Ms. Martinez Hernandez accused the company of exploitative working conditions: Supervisors forced employees to request permission to use the washroom and rationed toilet paper to cut costs, she said. And some managers demanded workers on the line have sex with them in exchange for overtime or time off.
“If you want some extra hours to make more money, then they’ll say, ‘Okay, you have to do something for me.’ Even sometimes just to take your vacation ... sleep with them. Especially the young women are subject to this all the time,” she said at a meeting with U.S. congressional Democrats on the sidelines of a NAFTA negotiating round in Mexico City in March.
But when Ms. Martinez Hernandez and her colleagues organized a vote to leave the CTM and switch to a different union that would fight these abuses, she said, the company rigged it by bringing in people who didn’t work at the plant, including managers, to cast ballots. She and the rest of the union organizers were fired by the company, PKC Group, in December, 2012.
Finland-based PKC did not respond to a request for comment.
In economic terms, there is everything in place for Mexico to raise wages in the auto sector. Productivity is growing and employment is growing. There is not any reason to keep the wages the way that they are.
— Alex Covarrubias, labour expert at El Colegio de Sonora
Calls to the CTM’s Mexico City headquarters were unanswered when The Globe phoned the two numbers listed on the union website.
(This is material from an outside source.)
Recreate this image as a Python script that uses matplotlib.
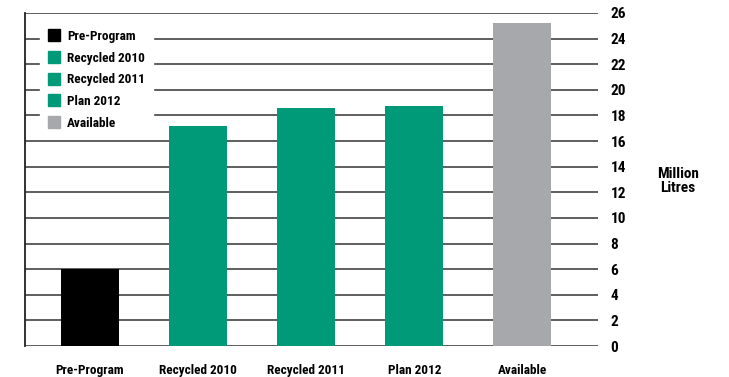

A spokeswoman for Fiat Chrysler, the parent company of Teksid – which owns the motorhead factory at which Ms. Jimenez worked – described the 2014 strike as an “unauthorized and illegal” job action in response to a dispute over Teksid’s calculation of bonus pay; she said the calculation was subsequently upheld by a labour board.
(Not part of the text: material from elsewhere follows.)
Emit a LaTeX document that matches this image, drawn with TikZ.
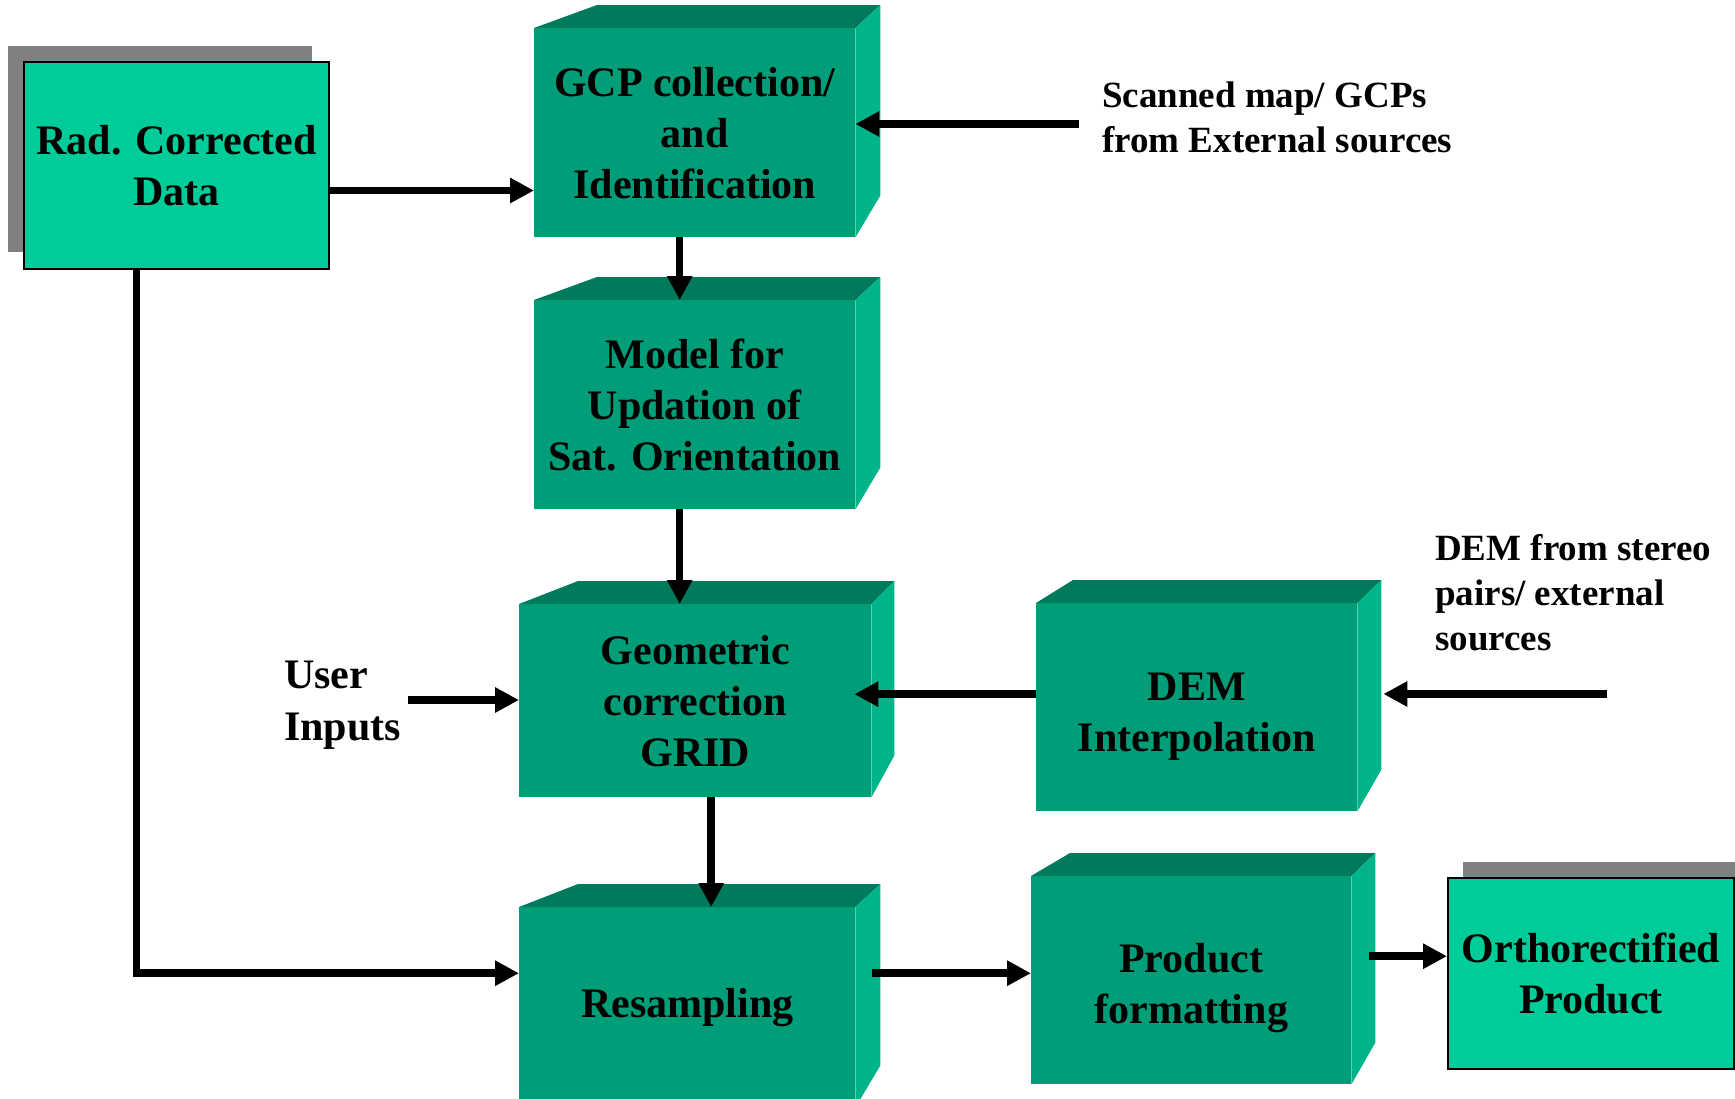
\documentclass[tikz,border=0pt]{standalone}
\usepackage{fontspec}
\setmainfont{Liberation Serif}
\usetikzlibrary{arrows.meta}
\definecolor{FrontGreen}{RGB}{0,158,120}
\definecolor{TopGreen}{RGB}{0,122,92}
\definecolor{SideGreen}{RGB}{0,180,138}
\definecolor{DataGreen}{RGB}{0,204,153}
\definecolor{ShadowGrey}{RGB}{128,128,128}
\tikzstyle{StepBox}=[rectangle, fill=FrontGreen, inner sep=0pt, anchor=north west, align=center, font=\bfseries\fontsize{42}{51}\selectfont]
\tikzstyle{DataBox}=[StepBox, fill=DataGreen, draw=black, line width=2pt]
\tikzstyle{SideText}=[anchor=west, align=left, inner sep=0pt, font=\bfseries\fontsize{37}{45}\selectfont]
\tikzstyle{Flow}=[->, line width=7.5pt]
\tikzset{>={Triangle[length=24pt,width=24pt]}}
% top and side faces of a block: node, left offset, right offset
\newcommand{\blockfaces}[3]{%
  \fill[TopGreen] (#1.north west) -- ++(#2,-23) -- ([shift={(#3,-23)}]#1.north east) -- (#1.north east) -- cycle;
  \fill[SideGreen] (#1.north east) -- ++(#3,-23) -- ([shift={(#3,-42)}]#1.south east) -- (#1.south east) -- cycle;
}

\begin{document}
\begin{tikzpicture}[x=1pt,y=-1pt]
\useasboundingbox (0,0) rectangle (1735,1098);
\clip (0,0) rectangle (1735,1098);

\fill[ShadowGrey] (8,46) rectangle (312,252);
\fill[ShadowGrey] (1463,862) rectangle (1745,1000);

\node[DataBox, minimum width=305, minimum height=207](Rad) at (23,61) {Rad. Corrected\\Data};
\node[StepBox, minimum width=321, minimum height=209](GCP) at (534,28) {GCP collection/\\and\\Identification};
\node[StepBox, minimum width=321, minimum height=209](Model) at (534,300) {Model for\\Updation of\\Sat. Orientation};
\node[StepBox, minimum width=352, minimum height=193](Geom) at (519,604) {Geometric\\correction\\GRID};
\node[StepBox, minimum width=321, minimum height=208](DEM) at (1036,603) {\rule{0pt}{47pt}DEM\\Interpolation};
\node[StepBox, minimum width=336, minimum height=200](Resamp) at (519,907) {Resampling};
\node[StepBox, minimum width=320, minimum height=208](Format) at (1031,876) {\rule{0pt}{45pt}Product\\formatting};
\node[DataBox, minimum width=286, minimum height=191](Ortho) at (1447,877) {Orthorectified\\Product};

\blockfaces{GCP}{63}{25}
\blockfaces{Model}{63}{25}
\blockfaces{Geom}{59}{23}
\blockfaces{DEM}{37}{24}
\blockfaces{Resamp}{59}{25}
\blockfaces{Format}{39}{24}

\node[SideText](Scan) at (1102,117) {Scanned map/ GCPs\\from External sources};
\node[SideText, font=\bfseries\fontsize{42}{52}\selectfont](User) at (284,705) {User\\Inputs};
\node[SideText](Stereo) at (1435,593) {DEM from stereo\\pairs/ external\\sources};

\coordinate (RadOut) at ([yshift=-25pt]Rad.east);
\coordinate (ScanIn) at (1079,124);
\coordinate (GcpOut) at ([xshift=-15pt]GCP.south);
\coordinate (ModelOut) at ([xshift=-15pt]Model.south);
\coordinate (UserIn) at (408,700);
\coordinate (DemOut) at ([yshift=13pt]DEM.west);
\coordinate (StereoIn) at (1607,694);
\coordinate (GeomOut) at ([xshift=16pt]Geom.south);
\coordinate (ResIn) at ([yshift=34pt]Resamp.west);
\coordinate (ResOut) at ([yshift=34pt]Resamp.east);
\coordinate (FormOut) at ([yshift=24pt]Format.east);

\draw[Flow](RadOut) -- (RadOut -| GCP.west);
\draw[Flow](ScanIn) -- (ScanIn -| GCP.east);
\draw[Flow](GcpOut) -- (GcpOut |- Model.north);
\draw[Flow](ModelOut) -- (ModelOut |- Geom.north);
\draw[Flow](UserIn) -- (UserIn -| Geom.west);
\draw[Flow, shorten >=-17pt](DemOut) -- (DemOut -| Geom.east);
\draw[Flow, shorten >=26pt](StereoIn) -- (StereoIn -| DEM.east);
\draw[Flow](GeomOut) -- (GeomOut |- Resamp.north);
\draw[Flow]([xshift=-40pt]Rad.south) |- (ResIn);
\draw[Flow, shorten <=17pt](ResOut) -- (ResOut -| Format.west);
\draw[Flow, shorten <=18pt](FormOut) -- (FormOut -| Ortho.west);
\end{tikzpicture}
\end{document}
“Teksid respects the rights of its employees and takes its responsibility for ensuring their fair treatment very seriously,” Shawn Morgan said in a statement.
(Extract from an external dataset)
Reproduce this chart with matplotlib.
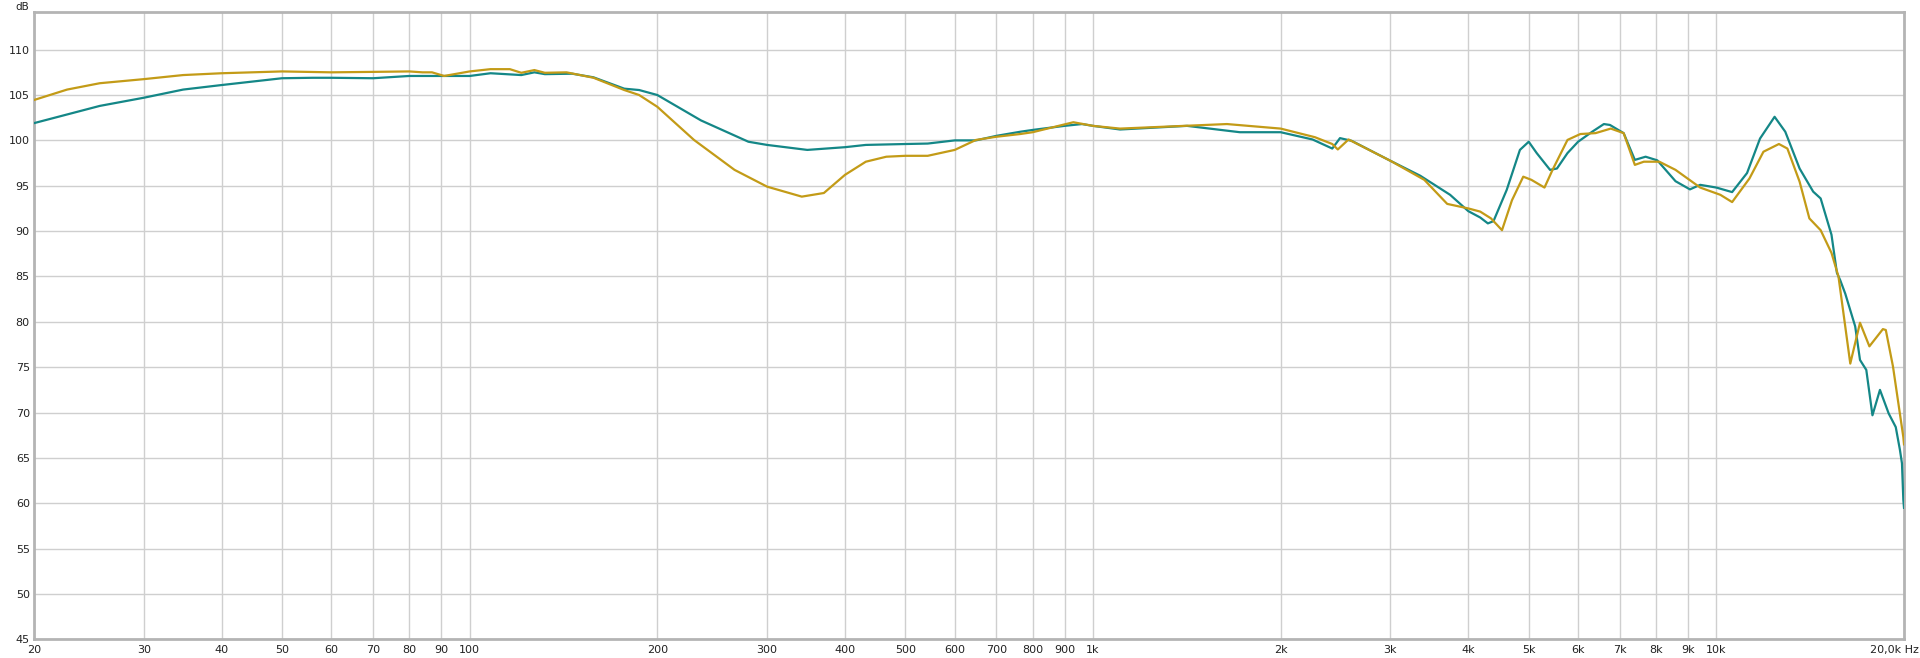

Both U.S. congressional Democrats and the Canadian government are pushing for NAFTA provisions that would make it easier for workers to join an independent union outside the control of the protection system.
“If this issue isn’t addressed, there will be virtually no support among Democrats for renegotiating NAFTA,” said Sander Levin, a Democratic congressman and member of the committee overseeing trade, after meeting with workers in Mexico City in March.
Canadian union leader Jerry Dias, who has been consulting with the Canadian government on NAFTA, said a revamped deal should force labour reforms in Mexico that go beyond the U.S. wage proposal.
“Fifteen dollars an hour is a good start. Is that where I want to be at the end of the day? No,” said Mr. Dias, whose union, Unifor, represents Canadian auto workers. “The key issue is the principle of free collective bargaining and the elimination of the yellow unions and the protection agreements that are signed which screw workers in Mexico.”
Whether such reforms will make it into a revised NAFTA is an open question: The Trump administration’s chief motivation at the bargaining table is to restore factory jobs to the United States.
But many in Mexico say they would be happy to see the American wage demand written into the deal.
Alex Covarrubias, a labour expert at El Colegio de Sonora who has studied pay in the Mexican auto industry, contends that there is room for it to rise.
“In economic terms, there is everything in place for Mexico to raise wages in the auto sector. Productivity is growing and employment is growing,” he said. “There is not any reason to keep the wages the way that they are.”
Isidro Mendez of Los Mineros, the independent mine workers’ union, doesn’t share the Mexican government’s concern that better pay would push industry out of the country.
“It’s incredible the Canadian government and the U.S. want the same wages for Mexican workers. We are asking the same thing,” he said at a gathering of labour leaders at the offices of the telephone workers’ union, on a side street in the shadow of the postmodern office towers of Mexico City’s business district. “If we do the same work here in Mexico, we should be paid the same as in Canada and the U.S. They have in an hour what we have in a day.”